"Evil is the exercise of power to intentionally harm people psychologically, to hurt people physically, to destroy people (or ideas) mortally, and to commit crimes against humanity," says renowned social psychologist Philip Zimbardo, an expert defense witness for soldiers accused in the Abu Ghraib prison scandal."The line between good and evil cuts through the heart of every human being."

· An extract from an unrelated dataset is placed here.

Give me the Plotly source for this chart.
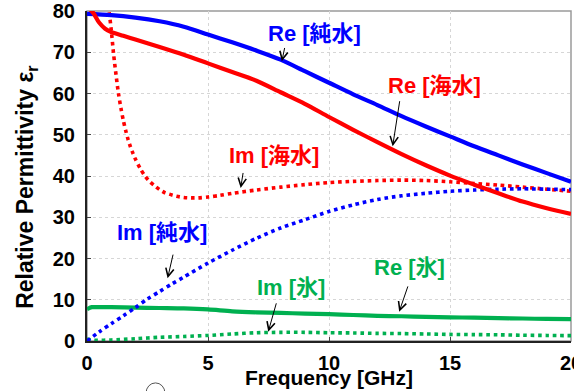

-- Alexandre Solzenitsyn --
Abu Ghraib was classically explained away by the upper echelons of the U.S. military and administration as a "few bad apples spoiling the barrel." However, in seeking to explain how individuals become transformed into monsters, Zimbardo looks at three factors: the dispositional (that which is inside of the individual which makes him or her "a bad apple"), the situational (the situation external to the individual which may be deemed "a bad barrel"), and the systemic (broad political, economic and legal influences put in place by "bad barrel-makers"). There is, Zimbardo posits, a broad interplay between all three factors. And, that which makes some of us monsters, may make others heroes . . . dependent on the circumstances and the action (or inaction) of the individual in the face of evil.
Zimbardo, who was a principal researcher in the now-infamous Stanford Prison Experiment study notes that there are seven social processes that "grease the slippery slope of evil," those being:
- Mindlessly taking the first small step
- The dehumanization of "others"
- The de-individuation (or anonymity) of self
- The diffusion of personal responsibility
- Blind obedience to authority
- Uncritical conformity to group norms, and
- Passive tolerance of evil through inaction, or indifference.